-- Aim of the task --
Write out the material exactly, with the pictures left out.

-- Information supplied --

◇ ◇ ◇ ◇

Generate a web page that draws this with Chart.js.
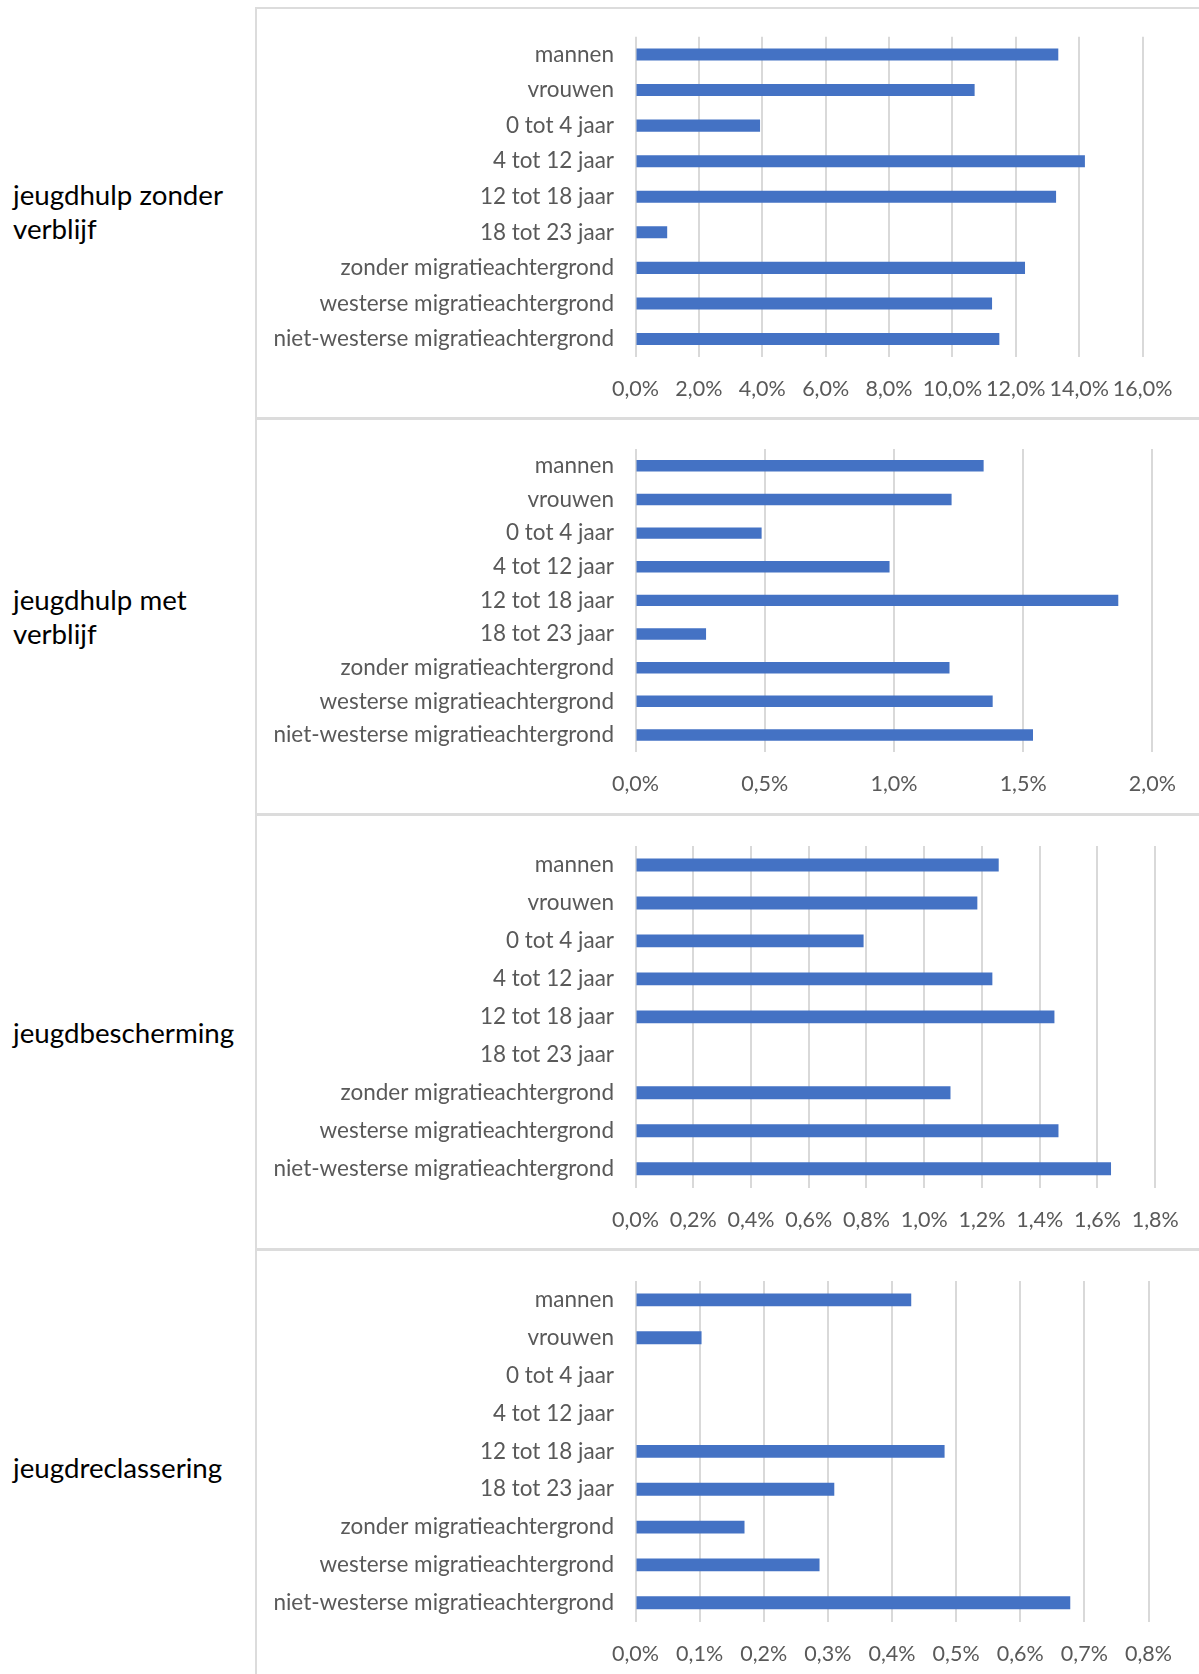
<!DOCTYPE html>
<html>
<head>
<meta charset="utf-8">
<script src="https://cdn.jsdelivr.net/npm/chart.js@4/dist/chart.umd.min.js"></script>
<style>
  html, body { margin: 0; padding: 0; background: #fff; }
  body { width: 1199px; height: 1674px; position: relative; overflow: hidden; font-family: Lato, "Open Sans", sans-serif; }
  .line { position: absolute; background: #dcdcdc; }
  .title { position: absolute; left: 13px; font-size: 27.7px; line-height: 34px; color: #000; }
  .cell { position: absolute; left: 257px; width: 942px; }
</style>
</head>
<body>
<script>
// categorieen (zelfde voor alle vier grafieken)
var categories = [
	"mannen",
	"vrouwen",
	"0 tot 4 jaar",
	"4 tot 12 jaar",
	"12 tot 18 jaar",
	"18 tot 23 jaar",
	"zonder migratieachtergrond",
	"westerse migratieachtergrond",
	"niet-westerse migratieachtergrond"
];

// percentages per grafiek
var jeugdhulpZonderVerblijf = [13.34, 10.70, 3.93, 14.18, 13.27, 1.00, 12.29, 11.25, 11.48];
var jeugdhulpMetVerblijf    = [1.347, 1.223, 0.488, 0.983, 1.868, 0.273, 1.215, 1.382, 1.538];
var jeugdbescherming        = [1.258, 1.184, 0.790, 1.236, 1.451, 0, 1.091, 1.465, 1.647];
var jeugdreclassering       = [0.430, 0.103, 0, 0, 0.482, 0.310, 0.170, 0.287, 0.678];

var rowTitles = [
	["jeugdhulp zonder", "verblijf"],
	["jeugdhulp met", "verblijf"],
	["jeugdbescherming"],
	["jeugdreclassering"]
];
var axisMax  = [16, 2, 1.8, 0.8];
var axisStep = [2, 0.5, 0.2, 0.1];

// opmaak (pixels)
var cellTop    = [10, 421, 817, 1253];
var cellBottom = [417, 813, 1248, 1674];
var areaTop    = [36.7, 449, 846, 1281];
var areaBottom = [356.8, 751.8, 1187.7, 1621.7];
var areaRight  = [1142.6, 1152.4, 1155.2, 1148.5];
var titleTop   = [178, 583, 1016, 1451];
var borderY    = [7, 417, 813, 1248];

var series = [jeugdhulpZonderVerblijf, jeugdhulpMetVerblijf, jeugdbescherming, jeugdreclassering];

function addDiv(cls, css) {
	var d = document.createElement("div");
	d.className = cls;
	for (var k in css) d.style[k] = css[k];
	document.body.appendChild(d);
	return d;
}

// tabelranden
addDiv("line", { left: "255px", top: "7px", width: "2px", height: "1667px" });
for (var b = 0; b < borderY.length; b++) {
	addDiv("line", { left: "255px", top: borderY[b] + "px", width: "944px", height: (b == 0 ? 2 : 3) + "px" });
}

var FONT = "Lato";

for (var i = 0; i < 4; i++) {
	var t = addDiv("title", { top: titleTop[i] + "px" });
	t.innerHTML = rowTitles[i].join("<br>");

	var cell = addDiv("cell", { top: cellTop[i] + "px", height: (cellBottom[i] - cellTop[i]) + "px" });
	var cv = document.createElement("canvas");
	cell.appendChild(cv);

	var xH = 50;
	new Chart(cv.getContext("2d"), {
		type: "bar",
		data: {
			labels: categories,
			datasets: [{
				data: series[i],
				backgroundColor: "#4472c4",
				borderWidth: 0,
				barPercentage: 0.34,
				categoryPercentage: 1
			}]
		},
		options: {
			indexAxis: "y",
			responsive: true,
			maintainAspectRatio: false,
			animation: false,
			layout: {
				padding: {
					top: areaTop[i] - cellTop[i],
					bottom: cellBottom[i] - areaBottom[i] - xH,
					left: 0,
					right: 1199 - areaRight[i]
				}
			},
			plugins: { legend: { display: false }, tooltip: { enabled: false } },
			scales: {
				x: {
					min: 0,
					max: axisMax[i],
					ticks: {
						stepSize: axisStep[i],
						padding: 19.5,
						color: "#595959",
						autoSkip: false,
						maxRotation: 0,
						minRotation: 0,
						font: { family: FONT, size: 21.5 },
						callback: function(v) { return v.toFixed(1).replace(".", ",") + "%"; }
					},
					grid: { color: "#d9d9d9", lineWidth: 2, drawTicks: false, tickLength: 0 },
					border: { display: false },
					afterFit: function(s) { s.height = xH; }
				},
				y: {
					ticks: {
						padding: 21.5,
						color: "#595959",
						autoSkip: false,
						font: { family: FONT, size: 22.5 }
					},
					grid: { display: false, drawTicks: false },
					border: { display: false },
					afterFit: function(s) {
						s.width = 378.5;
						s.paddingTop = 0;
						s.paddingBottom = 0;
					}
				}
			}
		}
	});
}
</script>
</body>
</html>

◇ ◇ ◇ ◇

-- Complete response --
Generate a web page that draws this with Chart.js.
<!DOCTYPE html>
<html>
<head>
<meta charset="utf-8">
<script src="https://cdn.jsdelivr.net/npm/chart.js@4/dist/chart.umd.min.js"></script>
<style>
  html, body { margin: 0; padding: 0; background: #fff; }
  body { width: 1199px; height: 1674px; position: relative; overflow: hidden; font-family: Lato, "Open Sans", sans-serif; }
  .line { position: absolute; background: #dcdcdc; }
  .title { position: absolute; left: 13px; font-size: 27.7px; line-height: 34px; color: #000; }
  .cell { position: absolute; left: 257px; width: 942px; }
</style>
</head>
<body>
<script>
// categorieen (zelfde voor alle vier grafieken)
var categories = [
	"mannen",
	"vrouwen",
	"0 tot 4 jaar",
	"4 tot 12 jaar",
	"12 tot 18 jaar",
	"18 tot 23 jaar",
	"zonder migratieachtergrond",
	"westerse migratieachtergrond",
	"niet-westerse migratieachtergrond"
];

// percentages per grafiek
var jeugdhulpZonderVerblijf = [13.34, 10.70, 3.93, 14.18, 13.27, 1.00, 12.29, 11.25, 11.48];
var jeugdhulpMetVerblijf    = [1.347, 1.223, 0.488, 0.983, 1.868, 0.273, 1.215, 1.382, 1.538];
var jeugdbescherming        = [1.258, 1.184, 0.790, 1.236, 1.451, 0, 1.091, 1.465, 1.647];
var jeugdreclassering       = [0.430, 0.103, 0, 0, 0.482, 0.310, 0.170, 0.287, 0.678];

var rowTitles = [
	["jeugdhulp zonder", "verblijf"],
	["jeugdhulp met", "verblijf"],
	["jeugdbescherming"],
	["jeugdreclassering"]
];
var axisMax  = [16, 2, 1.8, 0.8];
var axisStep = [2, 0.5, 0.2, 0.1];

// opmaak (pixels)
var cellTop    = [10, 421, 817, 1253];
var cellBottom = [417, 813, 1248, 1674];
var areaTop    = [36.7, 449, 846, 1281];
var areaBottom = [356.8, 751.8, 1187.7, 1621.7];
var areaRight  = [1142.6, 1152.4, 1155.2, 1148.5];
var titleTop   = [178, 583, 1016, 1451];
var borderY    = [7, 417, 813, 1248];

var series = [jeugdhulpZonderVerblijf, jeugdhulpMetVerblijf, jeugdbescherming, jeugdreclassering];

function addDiv(cls, css) {
	var d = document.createElement("div");
	d.className = cls;
	for (var k in css) d.style[k] = css[k];
	document.body.appendChild(d);
	return d;
}

// tabelranden
addDiv("line", { left: "255px", top: "7px", width: "2px", height: "1667px" });
for (var b = 0; b < borderY.length; b++) {
	addDiv("line", { left: "255px", top: borderY[b] + "px", width: "944px", height: (b == 0 ? 2 : 3) + "px" });
}

var FONT = "Lato";

for (var i = 0; i < 4; i++) {
	var t = addDiv("title", { top: titleTop[i] + "px" });
	t.innerHTML = rowTitles[i].join("<br>");

	var cell = addDiv("cell", { top: cellTop[i] + "px", height: (cellBottom[i] - cellTop[i]) + "px" });
	var cv = document.createElement("canvas");
	cell.appendChild(cv);

	var xH = 50;
	new Chart(cv.getContext("2d"), {
		type: "bar",
		data: {
			labels: categories,
			datasets: [{
				data: series[i],
				backgroundColor: "#4472c4",
				borderWidth: 0,
				barPercentage: 0.34,
				categoryPercentage: 1
			}]
		},
		options: {
			indexAxis: "y",
			responsive: true,
			maintainAspectRatio: false,
			animation: false,
			layout: {
				padding: {
					top: areaTop[i] - cellTop[i],
					bottom: cellBottom[i] - areaBottom[i] - xH,
					left: 0,
					right: 1199 - areaRight[i]
				}
			},
			plugins: { legend: { display: false }, tooltip: { enabled: false } },
			scales: {
				x: {
					min: 0,
					max: axisMax[i],
					ticks: {
						stepSize: axisStep[i],
						padding: 19.5,
						color: "#595959",
						autoSkip: false,
						maxRotation: 0,
						minRotation: 0,
						font: { family: FONT, size: 21.5 },
						callback: function(v) { return v.toFixed(1).replace(".", ",") + "%"; }
					},
					grid: { color: "#d9d9d9", lineWidth: 2, drawTicks: false, tickLength: 0 },
					border: { display: false },
					afterFit: function(s) { s.height = xH; }
				},
				y: {
					ticks: {
						padding: 21.5,
						color: "#595959",
						autoSkip: false,
						font: { family: FONT, size: 22.5 }
					},
					grid: { display: false, drawTicks: false },
					border: { display: false },
					afterFit: function(s) {
						s.width = 378.5;
						s.paddingTop = 0;
						s.paddingBottom = 0;
					}
				}
			}
		}
	});
}
</script>
</body>
</html>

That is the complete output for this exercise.